Top: Eleven contract holders studied in a recent review are not compliant with the laws and regulations of  Liberia’s forestry sector. The DayLight/Harry Browne


By Gabriel M. Dixon


Monrovia – A review of forest concessions has found logging companies and the Forestry Development Authority (FDA) violated the sector’s laws.

The report says none of the 11 logging concessions appraised was in good standing with sector laws. It says companies do not hold a forestry license, have a legal corporate identity, or post a performance bond. The review is a requirement under Liberia’s US$150 million agreement with Norway.

The report accuses the FDA of failing to ensure forestry is regulated and sustainably managed. 

The FDA could not tell which of more than 70 logging companies are active or have met all legal requirements, it says.   

The report, released recently,  was produced by Forest Trends, an international organization that focuses on conservation research.

Researchers say the FDA does not have an adequate recordkeeping system to track legal compliance.
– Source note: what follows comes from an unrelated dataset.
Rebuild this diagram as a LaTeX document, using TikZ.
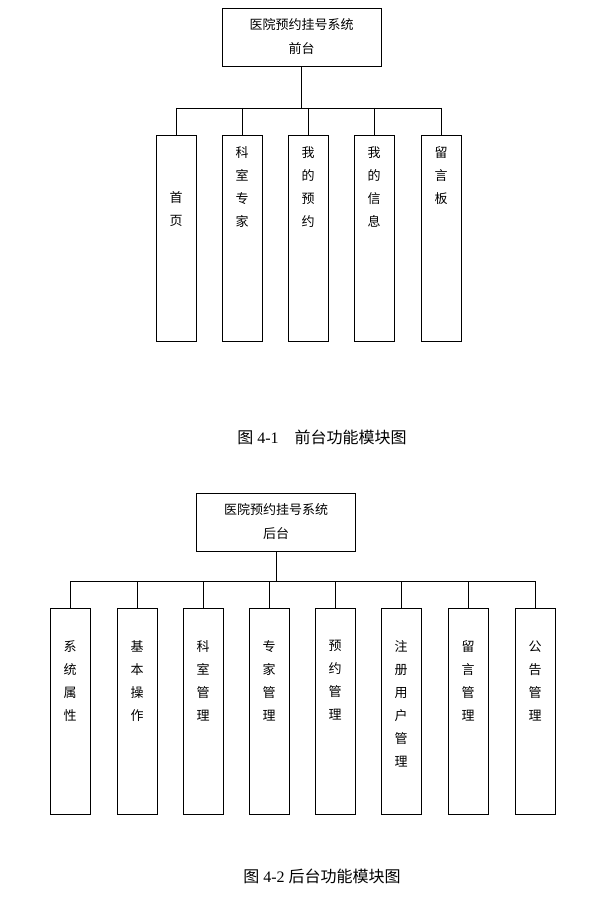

Researchers had to get information from elsewhere to gather their findings.

The report also focuses on local communities’ benefits from their forests. It says forest people have received only US$3 million for an expected US$21 million in the last 15 years. Most social agreements between logging companies and community forests are not been met due to several reasons, including the lack of oversight and ineffective management systems.

The report points out that the FDA broke its laws and compromised the goal of forestry reforms. It says the agency awarded contracts to unqualified companies and individuals, including those debarred for their participation in the Private Use Permit (PUP) Scandal.  

The PUP Scandal remains the biggest in forestry since the end of Liberia’s two timber-fueled civil wars, where over 2.5 million hectares of forestlands were illegally awarded.